7. Our Full Bench, has also considered the whole purpose and object of the concept of the "no fault liability." and declared that appeal is not maintainable under Section 173 of the New Act, in the matter of order or claims under no fault liability. In my view, even other wise, such interlocutory orders, pending the trial, need not be interfered in such appeal. I am of the view that the appeal under Section 110D of Old Act, filed against the order under Section 92A of the Old Act under no fault liability is also not maintainable in view of the Full Bench Judgment (supra), as referred above.
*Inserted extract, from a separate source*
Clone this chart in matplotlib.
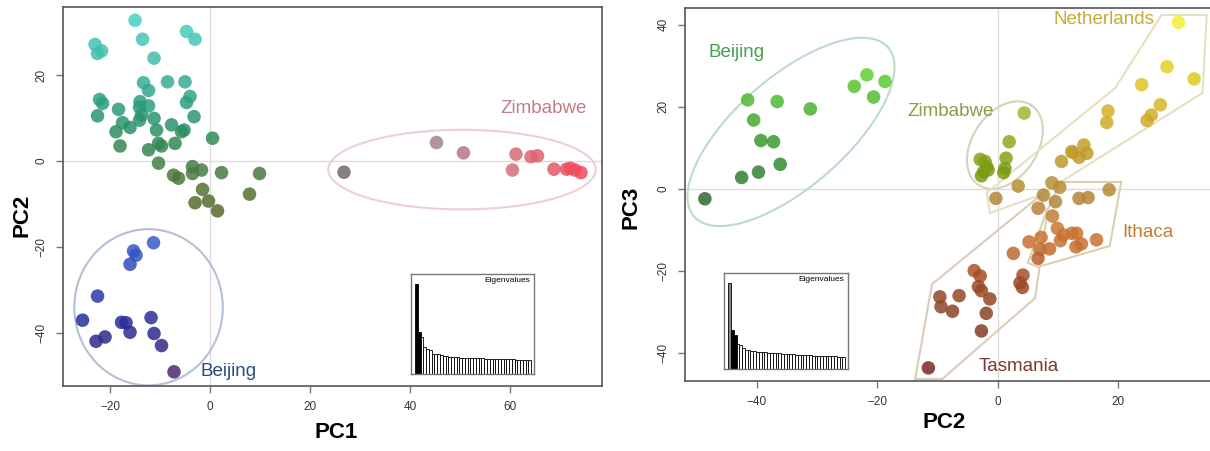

8. None appeared for the appellants, in spite of due and notice circulation. However, in view of the decisions of the Supreme Court, as well as, Full Bench of our High Court based on the scheme of the "no fault liability". There is no need to adjourn this matter and keep pending as the appeal itself is not maintainable.

9. It was pointed out by the Counsel appearing for the original claimant, that the stay of the Judgment is in operation since 1988. Considering the observations made above, in reference to the scheme of no fault liability and in view of the facts and circumstances of the present case, I am of the view, that the claimant is entitled for the amount which as awarded forthwith.

10. With these observations, the appeal is disposed of, with no order as to cost.